**Directive**.
Quote the listing below in its entirety, omitting every image.

**Data excerpt**.
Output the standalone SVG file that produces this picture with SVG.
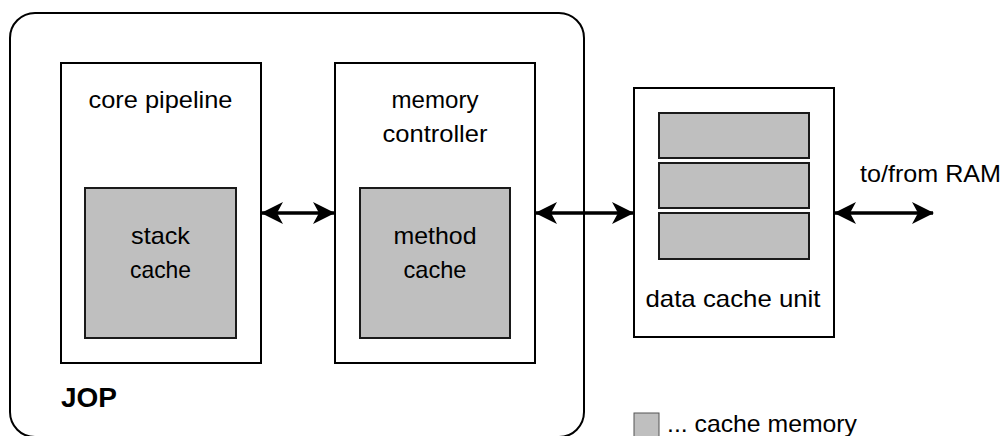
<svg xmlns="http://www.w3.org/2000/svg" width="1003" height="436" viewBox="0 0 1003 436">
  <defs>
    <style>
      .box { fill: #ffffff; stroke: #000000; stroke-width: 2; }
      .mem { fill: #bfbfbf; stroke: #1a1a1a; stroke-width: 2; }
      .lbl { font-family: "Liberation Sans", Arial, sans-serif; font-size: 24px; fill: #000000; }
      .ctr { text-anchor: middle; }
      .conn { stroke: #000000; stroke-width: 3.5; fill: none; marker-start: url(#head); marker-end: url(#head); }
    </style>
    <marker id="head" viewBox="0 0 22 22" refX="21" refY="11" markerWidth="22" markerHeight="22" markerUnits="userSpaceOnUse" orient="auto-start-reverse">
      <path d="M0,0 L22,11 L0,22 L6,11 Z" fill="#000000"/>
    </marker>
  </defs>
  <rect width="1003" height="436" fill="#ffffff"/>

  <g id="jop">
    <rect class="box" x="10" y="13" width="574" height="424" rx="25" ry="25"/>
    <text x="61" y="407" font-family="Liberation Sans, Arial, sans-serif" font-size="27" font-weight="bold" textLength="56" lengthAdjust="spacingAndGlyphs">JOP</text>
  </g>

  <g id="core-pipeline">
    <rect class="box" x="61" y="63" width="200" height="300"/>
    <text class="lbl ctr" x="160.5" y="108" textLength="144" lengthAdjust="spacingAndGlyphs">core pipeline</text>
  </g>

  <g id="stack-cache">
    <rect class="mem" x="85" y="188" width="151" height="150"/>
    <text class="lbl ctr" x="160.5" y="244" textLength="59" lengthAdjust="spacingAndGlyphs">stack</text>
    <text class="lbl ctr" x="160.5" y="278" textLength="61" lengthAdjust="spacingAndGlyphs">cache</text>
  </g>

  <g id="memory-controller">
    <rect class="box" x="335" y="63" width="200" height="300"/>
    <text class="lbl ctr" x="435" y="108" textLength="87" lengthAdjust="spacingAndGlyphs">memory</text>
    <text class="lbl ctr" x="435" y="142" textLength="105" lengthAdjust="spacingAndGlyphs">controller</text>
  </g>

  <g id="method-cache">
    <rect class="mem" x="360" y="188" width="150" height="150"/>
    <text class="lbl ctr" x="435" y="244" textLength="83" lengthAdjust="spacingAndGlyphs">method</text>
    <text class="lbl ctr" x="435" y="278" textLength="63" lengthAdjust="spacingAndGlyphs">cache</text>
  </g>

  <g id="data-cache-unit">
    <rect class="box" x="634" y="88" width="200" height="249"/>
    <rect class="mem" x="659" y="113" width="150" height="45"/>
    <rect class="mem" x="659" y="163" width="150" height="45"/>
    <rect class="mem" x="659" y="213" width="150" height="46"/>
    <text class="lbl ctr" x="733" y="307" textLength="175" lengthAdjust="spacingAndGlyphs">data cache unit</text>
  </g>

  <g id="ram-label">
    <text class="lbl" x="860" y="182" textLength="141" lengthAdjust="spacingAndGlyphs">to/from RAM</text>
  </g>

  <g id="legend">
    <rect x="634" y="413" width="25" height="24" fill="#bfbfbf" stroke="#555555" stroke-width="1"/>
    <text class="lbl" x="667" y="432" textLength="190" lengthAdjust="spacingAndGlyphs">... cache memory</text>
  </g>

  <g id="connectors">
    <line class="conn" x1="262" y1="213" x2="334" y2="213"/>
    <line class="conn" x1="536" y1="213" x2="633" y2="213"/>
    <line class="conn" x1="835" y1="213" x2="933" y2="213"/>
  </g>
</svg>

**Written solution**.
Output the standalone SVG file that produces this picture with SVG.
<svg xmlns="http://www.w3.org/2000/svg" width="1003" height="436" viewBox="0 0 1003 436">
  <defs>
    <style>
      .box { fill: #ffffff; stroke: #000000; stroke-width: 2; }
      .mem { fill: #bfbfbf; stroke: #1a1a1a; stroke-width: 2; }
      .lbl { font-family: "Liberation Sans", Arial, sans-serif; font-size: 24px; fill: #000000; }
      .ctr { text-anchor: middle; }
      .conn { stroke: #000000; stroke-width: 3.5; fill: none; marker-start: url(#head); marker-end: url(#head); }
    </style>
    <marker id="head" viewBox="0 0 22 22" refX="21" refY="11" markerWidth="22" markerHeight="22" markerUnits="userSpaceOnUse" orient="auto-start-reverse">
      <path d="M0,0 L22,11 L0,22 L6,11 Z" fill="#000000"/>
    </marker>
  </defs>
  <rect width="1003" height="436" fill="#ffffff"/>

  <g id="jop">
    <rect class="box" x="10" y="13" width="574" height="424" rx="25" ry="25"/>
    <text x="61" y="407" font-family="Liberation Sans, Arial, sans-serif" font-size="27" font-weight="bold" textLength="56" lengthAdjust="spacingAndGlyphs">JOP</text>
  </g>

  <g id="core-pipeline">
    <rect class="box" x="61" y="63" width="200" height="300"/>
    <text class="lbl ctr" x="160.5" y="108" textLength="144" lengthAdjust="spacingAndGlyphs">core pipeline</text>
  </g>

  <g id="stack-cache">
    <rect class="mem" x="85" y="188" width="151" height="150"/>
    <text class="lbl ctr" x="160.5" y="244" textLength="59" lengthAdjust="spacingAndGlyphs">stack</text>
    <text class="lbl ctr" x="160.5" y="278" textLength="61" lengthAdjust="spacingAndGlyphs">cache</text>
  </g>

  <g id="memory-controller">
    <rect class="box" x="335" y="63" width="200" height="300"/>
    <text class="lbl ctr" x="435" y="108" textLength="87" lengthAdjust="spacingAndGlyphs">memory</text>
    <text class="lbl ctr" x="435" y="142" textLength="105" lengthAdjust="spacingAndGlyphs">controller</text>
  </g>

  <g id="method-cache">
    <rect class="mem" x="360" y="188" width="150" height="150"/>
    <text class="lbl ctr" x="435" y="244" textLength="83" lengthAdjust="spacingAndGlyphs">method</text>
    <text class="lbl ctr" x="435" y="278" textLength="63" lengthAdjust="spacingAndGlyphs">cache</text>
  </g>

  <g id="data-cache-unit">
    <rect class="box" x="634" y="88" width="200" height="249"/>
    <rect class="mem" x="659" y="113" width="150" height="45"/>
    <rect class="mem" x="659" y="163" width="150" height="45"/>
    <rect class="mem" x="659" y="213" width="150" height="46"/>
    <text class="lbl ctr" x="733" y="307" textLength="175" lengthAdjust="spacingAndGlyphs">data cache unit</text>
  </g>

  <g id="ram-label">
    <text class="lbl" x="860" y="182" textLength="141" lengthAdjust="spacingAndGlyphs">to/from RAM</text>
  </g>

  <g id="legend">
    <rect x="634" y="413" width="25" height="24" fill="#bfbfbf" stroke="#555555" stroke-width="1"/>
    <text class="lbl" x="667" y="432" textLength="190" lengthAdjust="spacingAndGlyphs">... cache memory</text>
  </g>

  <g id="connectors">
    <line class="conn" x1="262" y1="213" x2="334" y2="213"/>
    <line class="conn" x1="536" y1="213" x2="633" y2="213"/>
    <line class="conn" x1="835" y1="213" x2="933" y2="213"/>
  </g>
</svg>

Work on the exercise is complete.